▶ Written request
The lines from the beginning of the records below through the one holding "const data = categories.map((c, i)" are to be copied exactly; leave the pictures out.

▶ Dataset entries
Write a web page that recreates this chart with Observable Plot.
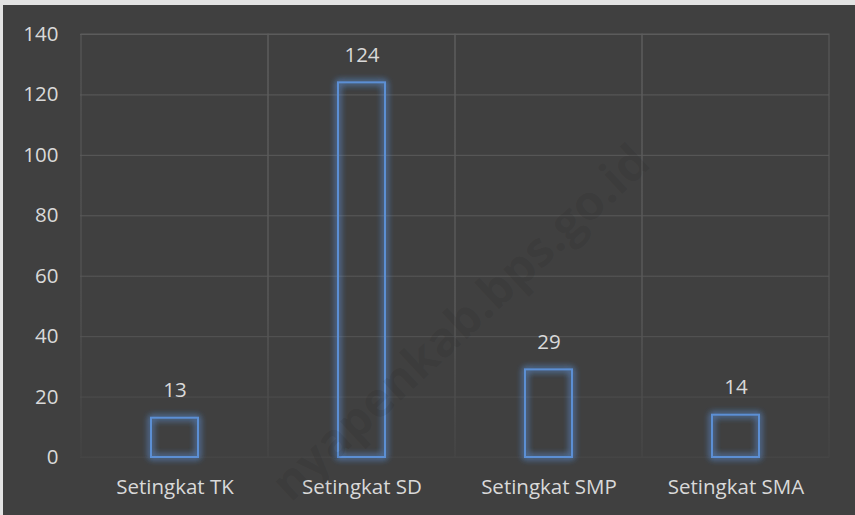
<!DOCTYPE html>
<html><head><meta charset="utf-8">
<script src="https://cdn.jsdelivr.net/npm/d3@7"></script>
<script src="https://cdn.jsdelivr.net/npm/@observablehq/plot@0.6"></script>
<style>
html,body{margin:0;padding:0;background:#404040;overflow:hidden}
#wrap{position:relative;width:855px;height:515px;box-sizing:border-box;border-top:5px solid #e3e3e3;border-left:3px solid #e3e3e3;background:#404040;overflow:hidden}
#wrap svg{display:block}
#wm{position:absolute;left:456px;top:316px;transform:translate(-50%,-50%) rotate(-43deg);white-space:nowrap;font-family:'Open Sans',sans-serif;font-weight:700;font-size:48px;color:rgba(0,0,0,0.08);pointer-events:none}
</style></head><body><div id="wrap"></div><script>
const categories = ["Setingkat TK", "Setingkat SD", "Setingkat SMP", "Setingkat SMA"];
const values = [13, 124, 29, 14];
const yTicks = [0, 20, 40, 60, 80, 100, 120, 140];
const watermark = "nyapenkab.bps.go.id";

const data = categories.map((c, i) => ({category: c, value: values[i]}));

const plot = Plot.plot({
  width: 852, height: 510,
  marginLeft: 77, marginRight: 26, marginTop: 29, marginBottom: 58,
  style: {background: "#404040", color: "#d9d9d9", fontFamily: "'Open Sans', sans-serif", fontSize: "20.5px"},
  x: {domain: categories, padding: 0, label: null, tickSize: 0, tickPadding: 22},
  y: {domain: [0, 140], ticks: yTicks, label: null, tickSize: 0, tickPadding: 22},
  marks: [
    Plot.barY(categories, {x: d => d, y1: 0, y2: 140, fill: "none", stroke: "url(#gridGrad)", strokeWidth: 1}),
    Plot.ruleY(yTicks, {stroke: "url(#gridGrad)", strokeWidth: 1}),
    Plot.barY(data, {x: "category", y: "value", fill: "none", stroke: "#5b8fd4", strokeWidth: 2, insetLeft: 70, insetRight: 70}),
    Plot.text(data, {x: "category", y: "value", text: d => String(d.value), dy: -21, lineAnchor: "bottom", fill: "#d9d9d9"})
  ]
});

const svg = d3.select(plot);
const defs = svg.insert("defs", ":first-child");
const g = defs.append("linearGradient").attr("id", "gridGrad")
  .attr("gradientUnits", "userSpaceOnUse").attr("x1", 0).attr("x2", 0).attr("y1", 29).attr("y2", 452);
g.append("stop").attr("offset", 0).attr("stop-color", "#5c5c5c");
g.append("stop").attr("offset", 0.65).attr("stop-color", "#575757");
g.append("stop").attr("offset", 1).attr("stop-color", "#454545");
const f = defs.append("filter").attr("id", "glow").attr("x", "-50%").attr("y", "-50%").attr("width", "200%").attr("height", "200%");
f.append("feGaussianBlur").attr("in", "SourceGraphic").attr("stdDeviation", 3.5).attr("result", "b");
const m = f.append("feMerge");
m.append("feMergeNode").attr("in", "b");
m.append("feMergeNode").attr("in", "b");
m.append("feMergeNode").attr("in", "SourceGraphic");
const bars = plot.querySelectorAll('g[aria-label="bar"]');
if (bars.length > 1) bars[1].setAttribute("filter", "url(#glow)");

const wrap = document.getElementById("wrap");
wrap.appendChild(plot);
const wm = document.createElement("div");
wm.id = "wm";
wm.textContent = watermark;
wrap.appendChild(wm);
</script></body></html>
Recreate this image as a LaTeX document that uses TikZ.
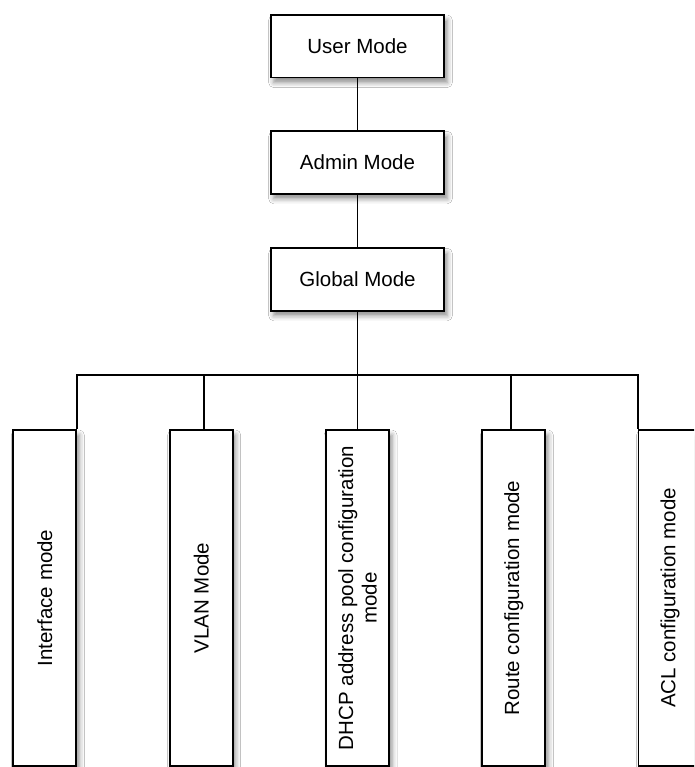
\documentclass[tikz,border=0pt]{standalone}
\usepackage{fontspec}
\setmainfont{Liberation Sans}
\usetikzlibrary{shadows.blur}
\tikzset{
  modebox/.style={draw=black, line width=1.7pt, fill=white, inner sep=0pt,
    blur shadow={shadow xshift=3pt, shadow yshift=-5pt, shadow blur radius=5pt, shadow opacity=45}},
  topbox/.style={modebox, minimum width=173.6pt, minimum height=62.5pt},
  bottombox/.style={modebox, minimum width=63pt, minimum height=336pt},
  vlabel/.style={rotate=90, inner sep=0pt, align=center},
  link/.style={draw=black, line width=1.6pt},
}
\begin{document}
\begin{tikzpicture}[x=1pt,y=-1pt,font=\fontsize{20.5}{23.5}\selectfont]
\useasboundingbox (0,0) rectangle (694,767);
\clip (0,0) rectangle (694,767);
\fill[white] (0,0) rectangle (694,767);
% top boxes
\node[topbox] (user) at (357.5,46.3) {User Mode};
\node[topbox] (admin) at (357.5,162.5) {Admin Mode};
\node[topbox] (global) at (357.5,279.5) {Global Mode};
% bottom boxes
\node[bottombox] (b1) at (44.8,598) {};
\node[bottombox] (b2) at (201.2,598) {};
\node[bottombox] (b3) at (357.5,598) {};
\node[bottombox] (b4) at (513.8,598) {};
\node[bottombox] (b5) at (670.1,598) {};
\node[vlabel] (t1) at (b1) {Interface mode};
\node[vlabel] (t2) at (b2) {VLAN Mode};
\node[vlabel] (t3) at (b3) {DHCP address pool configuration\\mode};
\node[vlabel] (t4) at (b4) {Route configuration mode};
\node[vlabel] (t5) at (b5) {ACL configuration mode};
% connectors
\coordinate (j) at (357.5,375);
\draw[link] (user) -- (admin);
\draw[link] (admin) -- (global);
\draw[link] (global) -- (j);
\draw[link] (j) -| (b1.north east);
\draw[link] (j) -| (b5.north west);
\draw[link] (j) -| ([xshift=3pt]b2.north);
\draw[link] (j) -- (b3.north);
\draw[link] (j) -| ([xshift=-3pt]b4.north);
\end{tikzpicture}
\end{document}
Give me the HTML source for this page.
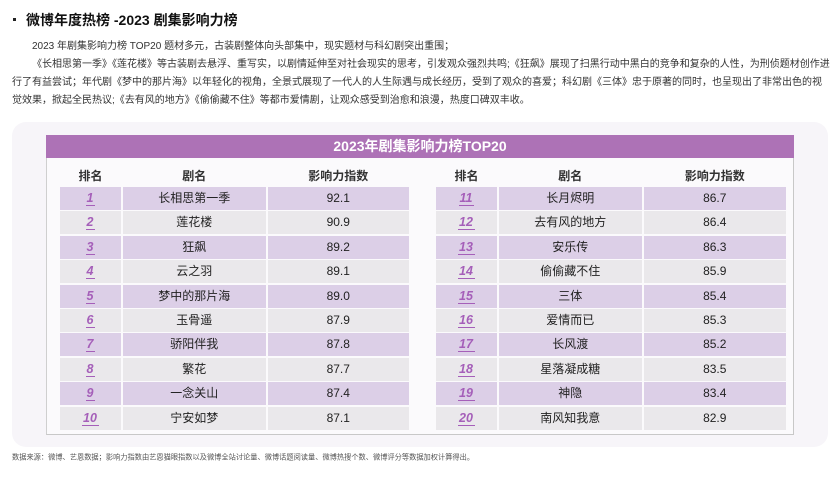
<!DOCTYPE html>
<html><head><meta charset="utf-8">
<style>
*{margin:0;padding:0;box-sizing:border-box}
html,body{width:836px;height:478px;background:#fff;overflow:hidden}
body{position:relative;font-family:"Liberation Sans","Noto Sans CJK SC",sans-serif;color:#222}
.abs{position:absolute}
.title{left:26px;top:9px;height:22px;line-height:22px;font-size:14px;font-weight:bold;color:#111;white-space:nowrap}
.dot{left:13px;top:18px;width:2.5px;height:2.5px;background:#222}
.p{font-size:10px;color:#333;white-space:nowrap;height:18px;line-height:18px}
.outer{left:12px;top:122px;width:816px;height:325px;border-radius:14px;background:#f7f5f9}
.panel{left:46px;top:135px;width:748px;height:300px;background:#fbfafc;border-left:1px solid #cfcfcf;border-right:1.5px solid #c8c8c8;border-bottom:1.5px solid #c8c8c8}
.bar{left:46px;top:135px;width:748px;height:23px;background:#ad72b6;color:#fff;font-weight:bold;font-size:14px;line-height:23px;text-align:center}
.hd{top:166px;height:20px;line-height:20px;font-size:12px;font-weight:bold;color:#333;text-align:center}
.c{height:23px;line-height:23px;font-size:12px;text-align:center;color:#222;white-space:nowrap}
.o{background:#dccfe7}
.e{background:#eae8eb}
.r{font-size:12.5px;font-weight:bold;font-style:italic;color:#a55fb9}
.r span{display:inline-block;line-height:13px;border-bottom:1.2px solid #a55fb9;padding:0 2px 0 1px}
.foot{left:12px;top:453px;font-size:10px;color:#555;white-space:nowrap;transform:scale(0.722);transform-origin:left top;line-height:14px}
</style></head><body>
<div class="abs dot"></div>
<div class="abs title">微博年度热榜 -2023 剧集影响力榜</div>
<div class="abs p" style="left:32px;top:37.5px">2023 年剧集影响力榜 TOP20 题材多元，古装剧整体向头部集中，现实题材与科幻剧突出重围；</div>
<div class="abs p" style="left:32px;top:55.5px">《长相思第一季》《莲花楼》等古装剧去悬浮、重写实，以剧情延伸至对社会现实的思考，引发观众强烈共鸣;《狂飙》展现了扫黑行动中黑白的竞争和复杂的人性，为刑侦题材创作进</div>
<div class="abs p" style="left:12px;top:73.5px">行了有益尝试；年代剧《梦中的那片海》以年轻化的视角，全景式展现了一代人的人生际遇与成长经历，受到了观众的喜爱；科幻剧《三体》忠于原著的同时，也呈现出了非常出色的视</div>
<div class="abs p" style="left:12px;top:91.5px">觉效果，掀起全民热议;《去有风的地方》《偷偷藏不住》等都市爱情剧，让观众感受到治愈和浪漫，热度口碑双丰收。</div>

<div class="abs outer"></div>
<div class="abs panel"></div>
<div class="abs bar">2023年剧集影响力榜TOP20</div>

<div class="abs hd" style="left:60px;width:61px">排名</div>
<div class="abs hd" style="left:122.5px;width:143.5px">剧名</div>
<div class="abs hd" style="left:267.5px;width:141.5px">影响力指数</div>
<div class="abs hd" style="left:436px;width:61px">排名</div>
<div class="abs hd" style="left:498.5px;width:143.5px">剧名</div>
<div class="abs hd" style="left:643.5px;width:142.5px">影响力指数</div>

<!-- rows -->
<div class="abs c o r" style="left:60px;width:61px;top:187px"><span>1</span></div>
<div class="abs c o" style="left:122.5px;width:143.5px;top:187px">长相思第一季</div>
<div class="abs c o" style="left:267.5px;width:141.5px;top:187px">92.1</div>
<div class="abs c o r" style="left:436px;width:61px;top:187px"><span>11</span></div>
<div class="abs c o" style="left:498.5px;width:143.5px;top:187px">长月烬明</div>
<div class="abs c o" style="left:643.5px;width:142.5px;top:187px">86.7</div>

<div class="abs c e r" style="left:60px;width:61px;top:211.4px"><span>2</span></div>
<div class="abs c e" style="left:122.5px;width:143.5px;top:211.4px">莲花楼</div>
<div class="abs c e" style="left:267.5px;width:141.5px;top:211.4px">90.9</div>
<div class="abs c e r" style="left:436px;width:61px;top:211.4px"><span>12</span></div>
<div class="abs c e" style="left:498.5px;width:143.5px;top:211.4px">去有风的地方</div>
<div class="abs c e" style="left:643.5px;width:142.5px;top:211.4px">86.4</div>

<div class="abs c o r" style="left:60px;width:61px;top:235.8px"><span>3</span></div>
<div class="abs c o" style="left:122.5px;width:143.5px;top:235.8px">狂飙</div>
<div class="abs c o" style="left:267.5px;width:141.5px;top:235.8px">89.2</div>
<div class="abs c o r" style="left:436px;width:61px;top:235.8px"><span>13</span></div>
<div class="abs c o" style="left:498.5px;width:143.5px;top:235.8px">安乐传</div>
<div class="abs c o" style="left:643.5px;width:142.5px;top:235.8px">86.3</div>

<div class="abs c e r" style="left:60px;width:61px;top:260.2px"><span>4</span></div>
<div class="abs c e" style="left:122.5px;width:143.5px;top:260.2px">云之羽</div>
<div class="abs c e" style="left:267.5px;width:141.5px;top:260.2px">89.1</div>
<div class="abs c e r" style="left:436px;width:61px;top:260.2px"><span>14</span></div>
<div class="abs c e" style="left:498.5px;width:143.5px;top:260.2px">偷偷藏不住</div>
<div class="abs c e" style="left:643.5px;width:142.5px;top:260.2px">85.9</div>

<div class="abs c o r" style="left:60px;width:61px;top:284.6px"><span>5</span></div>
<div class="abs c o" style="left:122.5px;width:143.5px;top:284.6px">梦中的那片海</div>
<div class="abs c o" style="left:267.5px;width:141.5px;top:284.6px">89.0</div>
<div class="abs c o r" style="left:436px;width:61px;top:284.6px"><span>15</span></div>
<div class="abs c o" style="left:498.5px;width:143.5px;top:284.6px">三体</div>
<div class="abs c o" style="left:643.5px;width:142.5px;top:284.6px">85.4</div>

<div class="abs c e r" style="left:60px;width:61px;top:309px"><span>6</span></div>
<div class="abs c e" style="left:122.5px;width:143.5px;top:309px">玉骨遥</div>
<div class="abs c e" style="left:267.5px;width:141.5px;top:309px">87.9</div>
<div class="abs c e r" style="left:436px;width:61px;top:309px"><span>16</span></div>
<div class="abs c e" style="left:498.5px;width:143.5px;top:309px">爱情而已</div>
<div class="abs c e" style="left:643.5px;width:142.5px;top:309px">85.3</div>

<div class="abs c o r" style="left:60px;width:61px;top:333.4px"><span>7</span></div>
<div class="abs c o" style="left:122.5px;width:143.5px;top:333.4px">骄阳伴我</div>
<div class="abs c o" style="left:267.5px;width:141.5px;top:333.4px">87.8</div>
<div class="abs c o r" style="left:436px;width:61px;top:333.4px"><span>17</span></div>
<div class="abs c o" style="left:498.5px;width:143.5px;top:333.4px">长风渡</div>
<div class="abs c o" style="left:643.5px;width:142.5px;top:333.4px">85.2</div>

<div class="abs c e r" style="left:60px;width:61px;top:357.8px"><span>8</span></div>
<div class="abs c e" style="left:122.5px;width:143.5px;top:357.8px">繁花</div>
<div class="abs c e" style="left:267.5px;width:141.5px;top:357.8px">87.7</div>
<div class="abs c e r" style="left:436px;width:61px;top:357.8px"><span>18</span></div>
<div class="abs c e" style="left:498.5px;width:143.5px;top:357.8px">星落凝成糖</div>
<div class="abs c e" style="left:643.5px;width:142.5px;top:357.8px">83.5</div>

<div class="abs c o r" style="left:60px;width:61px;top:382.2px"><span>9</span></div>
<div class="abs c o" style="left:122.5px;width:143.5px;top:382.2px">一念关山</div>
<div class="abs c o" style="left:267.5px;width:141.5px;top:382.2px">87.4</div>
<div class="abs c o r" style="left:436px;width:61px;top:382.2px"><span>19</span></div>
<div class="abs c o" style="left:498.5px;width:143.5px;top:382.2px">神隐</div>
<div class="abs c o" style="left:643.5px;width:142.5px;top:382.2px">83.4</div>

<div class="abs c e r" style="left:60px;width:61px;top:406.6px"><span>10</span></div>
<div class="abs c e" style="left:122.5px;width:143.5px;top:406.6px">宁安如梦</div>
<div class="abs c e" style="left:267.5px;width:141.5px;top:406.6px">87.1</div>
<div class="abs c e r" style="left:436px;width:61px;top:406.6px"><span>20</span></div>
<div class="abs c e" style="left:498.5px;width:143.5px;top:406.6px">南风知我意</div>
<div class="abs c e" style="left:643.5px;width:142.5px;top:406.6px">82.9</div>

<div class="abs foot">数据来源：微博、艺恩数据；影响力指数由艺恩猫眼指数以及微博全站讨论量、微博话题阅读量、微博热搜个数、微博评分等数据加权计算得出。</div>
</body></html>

▶ Response to this task
Write a web page that recreates this chart with Observable Plot.
<!DOCTYPE html>
<html><head><meta charset="utf-8">
<script src="https://cdn.jsdelivr.net/npm/d3@7"></script>
<script src="https://cdn.jsdelivr.net/npm/@observablehq/plot@0.6"></script>
<style>
html,body{margin:0;padding:0;background:#404040;overflow:hidden}
#wrap{position:relative;width:855px;height:515px;box-sizing:border-box;border-top:5px solid #e3e3e3;border-left:3px solid #e3e3e3;background:#404040;overflow:hidden}
#wrap svg{display:block}
#wm{position:absolute;left:456px;top:316px;transform:translate(-50%,-50%) rotate(-43deg);white-space:nowrap;font-family:'Open Sans',sans-serif;font-weight:700;font-size:48px;color:rgba(0,0,0,0.08);pointer-events:none}
</style></head><body><div id="wrap"></div><script>
const categories = ["Setingkat TK", "Setingkat SD", "Setingkat SMP", "Setingkat SMA"];
const values = [13, 124, 29, 14];
const yTicks = [0, 20, 40, 60, 80, 100, 120, 140];
const watermark = "nyapenkab.bps.go.id";

const data = categories.map((c, i) => ({category: c, value: values[i]}));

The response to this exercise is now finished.